Basically URLs are found inside anchor and image tags with href and src attributes respectively.


In [21]:
def get_topic_descs(doc):
    desc_selector = "f5 color-fg-muted mb-0 mt-1"
    desc_tag = doc.find_all("p",{"class":desc_selector})
    description = [tag.string.strip() for tag in desc_tag]
    return description

getting urls

In [22]:
def get_topic_urls(doc):
    url_selector = "no-underline flex-1 d-flex flex-column"
    url_tag = doc.find_all("a",{"class":url_selector})
    url_text = [tag.string for tag in url_tag]
    return url_text

In [53]:
def get_topic_url(doc):
    url_selector = "no-underline flex-1 d-flex flex-column"
    url_tag = doc.find_all("a",{"class":url_selector})
    base_url = "https://github.com"
    l = []
    for i in range(len(url_tag)):
        url_Text = base_url+url_tag[i]["href"]
        l.append(url_Text)
    return l

In [54]:
get_topic_url(doc)

['https://github.com/topics/3d',
 'https://github.com/topics/ajax',
 'https://github.com/topics/algorithm',
 'https://github.com/topics/amphp',
 'https://github.com/topics/android',
 'https://github.com/topics/angular',
 'https://github.com/topics/ansible',
 'https://github.com/topics/api',
 'https://github.com/topics/arduino',
 'https://github.com/topics/aspnet',
 'https://github.com/topics/atom',
 'https://github.com/topics/awesome',
 'https://github.com/topics/aws',
 'https://github.com/topics/azure',
 'https://github.com/topics/babel',
 'https://github.com/topics/bash',
 'https://github.com/topics/bitcoin',
 'https://github.com/topics/bootstrap',
 'https://github.com/topics/bot',
 'https://github.com/topics/c',
 'https://github.com/topics/chrome',
 'https://github.com/topics/chrome-extension',
 'https://github.com/topics/cli',
 'https://github.com/topics/clojure',
 'https://github.com/topics/code-quality',
 'https://github.com/topics/code-review',
 'https://github.com/topics/compil

Now, we have succesfully got the topic anmes, desc and urls, Lets move forward and put all together in a single function for ease of use.

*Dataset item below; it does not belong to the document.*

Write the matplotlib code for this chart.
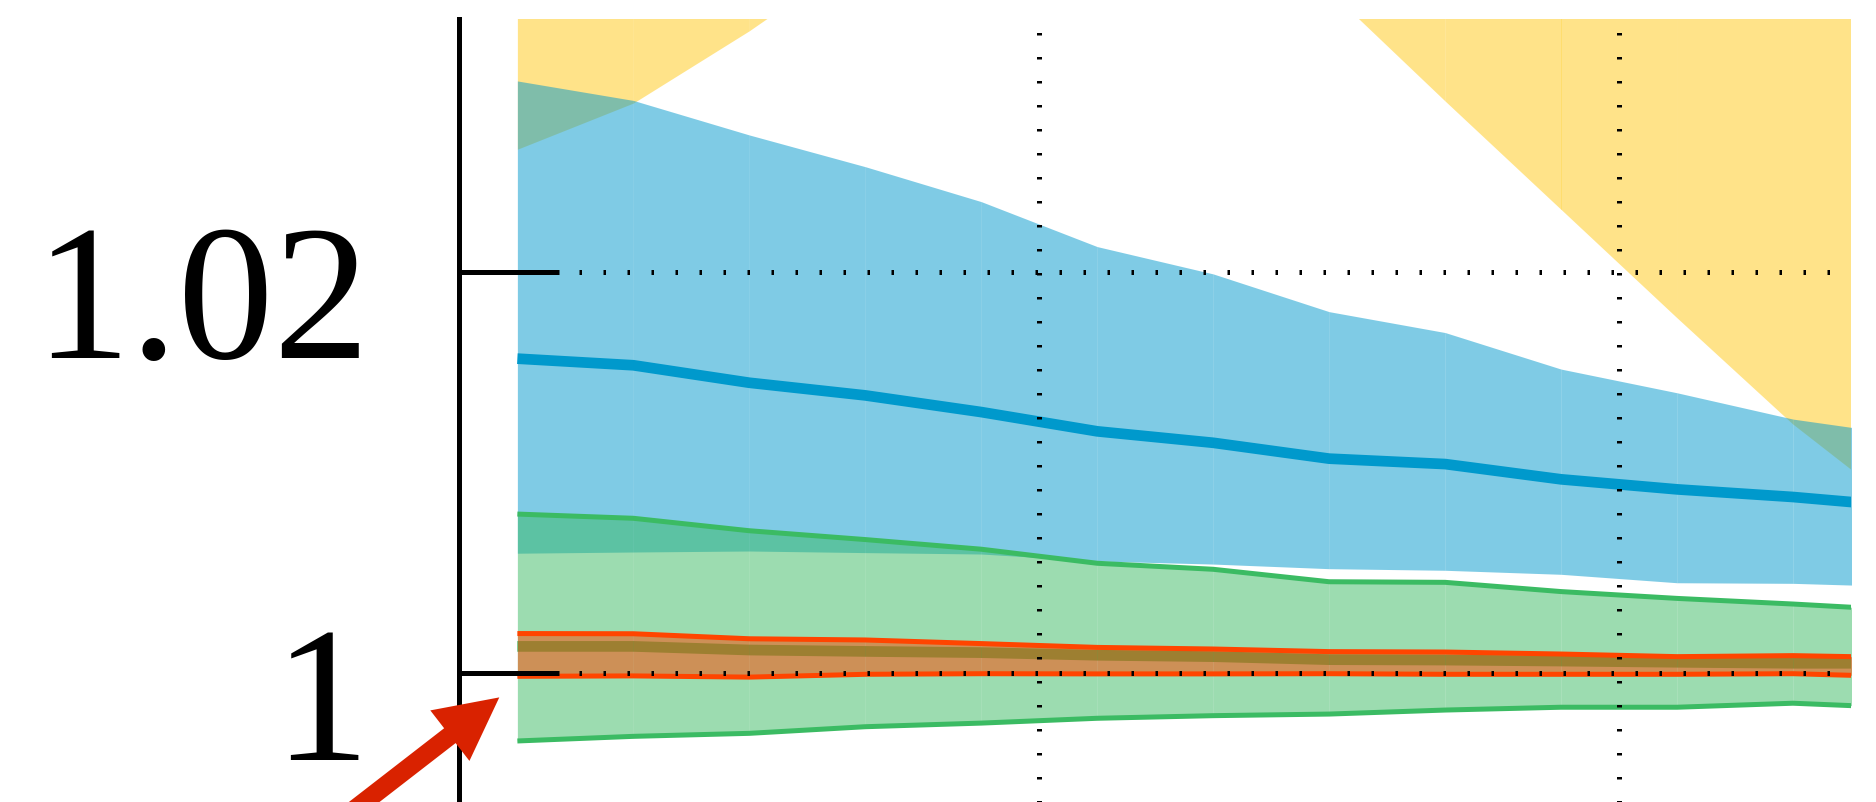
import matplotlib
matplotlib.use("Agg")
import matplotlib.pyplot as plt
from matplotlib.transforms import ScaledTranslation

plt.rcParams["font.family"] = ["Liberation Serif", "DejaVu Serif"]

# ---------------- data ----------------
x = [0.5, 1.5, 2.5, 3.5, 4.5, 5.5, 6.5, 7.5, 8.5, 9.5, 10.5, 11.5, 12.5]

yellow_upper = [1.0620, 1.0625, 1.0630, 1.0635, 1.0640, 1.0640, 1.0635, 1.0630, 1.0620, 1.0610, 1.0600, 1.0590, 1.0580]
yellow_lower = [1.0261, 1.0284, 1.0320, 1.0360, 1.0400, 1.0410, 1.0385, 1.0340, 1.0285, 1.0231, 1.0177, 1.0124, 1.0079]

blue_upper = [1.02950, 1.02853, 1.02681, 1.02523, 1.02349, 1.02125, 1.01989, 1.01801, 1.01697, 1.01515, 1.01397, 1.01266, 1.01184]
blue_mean = [1.01567, 1.01534, 1.01447, 1.01384, 1.01301, 1.01205, 1.01148, 1.01069, 1.01042, 1.00966, 1.00916, 1.00878, 1.00828]
blue_lower = [1.00598, 1.00604, 1.00609, 1.00601, 1.00594, 1.00559, 1.00544, 1.00521, 1.00513, 1.00493, 1.00451, 1.00448, 1.00431]

green_upper = [1.00793, 1.00772, 1.00710, 1.00666, 1.00618, 1.00548, 1.00518, 1.00456, 1.00453, 1.00407, 1.00373, 1.00345, 1.00313]
green_mean = [1.00134, 1.00134, 1.00116, 1.00109, 1.00103, 1.00090, 1.00083, 1.00068, 1.00066, 1.00061, 1.00055, 1.00050, 1.00050]
green_lower = [0.99663, 0.99686, 0.99701, 0.99734, 0.99752, 0.99776, 0.99789, 0.99797, 0.99817, 0.99831, 0.99831, 0.99851, 0.99827]

red_upper = [1.00198, 1.00197, 1.00172, 1.00166, 1.00148, 1.00129, 1.00121, 1.00108, 1.00106, 1.00096, 1.00083, 1.00088, 1.00078]
red_lower = [0.99985, 0.99987, 0.99981, 0.99995, 0.99998, 0.99997, 0.99997, 0.99998, 0.99995, 0.99995, 0.99995, 0.99998, 0.99982]

x_ticks = [5, 10]
y_ticks = [1.0, 1.02]
y_tick_labels = ["1", "1.02"]

arrow_tip = (0.344, 0.99880)
arrow_tail = (-1.36, 0.99118)

# ---------------- style ----------------
YELLOW = "#FFC915"
BLUE = "#0099CC"
GREEN = "#3BBB63"
RED = "#FF4500"
ARROW = "#D92200"

DPI = 100
fig = plt.figure(figsize=(18.76, 8.02), dpi=DPI)
ax = fig.add_axes([0.24488, -0.34027, 0.74179, 1.31658])
ax.set_xlim(0, 12)
ax.set_ylim(0.98, 1.032585)


def seg_fill(lo, hi, color, z):
    for i in range(len(x) - 1):
        ax.fill_between(x[i:i + 2], lo[i:i + 2], hi[i:i + 2], color=color,
                        alpha=0.5, linewidth=0, zorder=z, antialiased=True)


def line(vals, color, lw, z):
    ax.plot(x, vals, color=color, lw=lw, zorder=z,
            solid_capstyle="butt", solid_joinstyle="round")


seg_fill(yellow_lower, yellow_upper, YELLOW, 1.00)
seg_fill(blue_lower, blue_upper, BLUE, 1.10)
seg_fill(green_lower, green_upper, GREEN, 1.20)
line(green_upper, GREEN, 3.6, 1.30)
line(green_lower, GREEN, 3.6, 1.30)
line(green_mean, GREEN, 7.7, 1.30)
seg_fill(red_lower, red_upper, RED, 1.40)
line(red_upper, RED, 3.6, 1.50)
line(red_lower, RED, 3.6, 1.50)
line(blue_mean, BLUE, 7.7, 1.60)

# axes decoration
for s in ["top", "right", "bottom"]:
    ax.spines[s].set_visible(False)
ax.spines["left"].set_linewidth(3.6)
ax.set_axisbelow(False)
ax.set_xticks(x_ticks)
ax.set_xticklabels([])
ax.tick_params(axis="x", length=0)
ax.set_yticks(y_ticks)
ax.set_yticklabels(y_tick_labels, fontsize=138)
ax.tick_params(axis="y", direction="in", length=72, width=3.6, pad=65.0, color="black")
ax.grid(True, color="black", linewidth=3.6, linestyle=(0, (0.5, 4.3)))

for lab in ax.get_yticklabels():
    lab.set_fontfamily(["Liberation Serif", "DejaVu Serif"])
    lab.set_verticalalignment("center")
    lab.set_transform(lab.get_transform() + ScaledTranslation(0, -40 / DPI, fig.dpi_scale_trans))

ax.annotate("", xy=arrow_tip, xytext=arrow_tail, xycoords="data", textcoords="data",
            annotation_clip=False,
            arrowprops=dict(arrowstyle="simple,head_length=45,head_width=46,tail_width=13.5",
                            mutation_scale=1, color=ARROW, linewidth=0,
                            shrinkA=0, shrinkB=0),
            zorder=5)

fig.savefig("out.png", dpi=DPI)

And create a table out of this data.

In [55]:
def scrape_topics():
    topics_url = "https://github.com/topics"
    response = requests.get(topics_url)
    if response.status_code !=200:
        raise Exception("failed to laod the page")
    doc  = bs(response.content,"html.parser")
    topic_doc = {
        "title":get_topic_titles(doc),
        "description":get_topic_descs(doc),
        "urls":get_topic_url(doc)
    }
    df = pd.DataFrame(topic_doc)
    return df

In [58]:
scrape_topics().head()

Unnamed: 0,title,description,urls
0,3D,3D modeling is the process of virtually develo...,https://github.com/topics/3d
1,Ajax,Ajax is a technique for creating interactive w...,https://github.com/topics/ajax
2,Algorithm,Algorithms are self-contained sequences that c...,https://github.com/topics/algorithm
3,Amp,Amp is a non-blocking concurrency library for ...,https://github.com/topics/amphp
4,Android,Android is an operating system built by Google...,https://github.com/topics/android


So, we succesfully extracted the data out of the page and stored it in form of dataframe. We can also do convert this into csv and store it using command `to_csv`.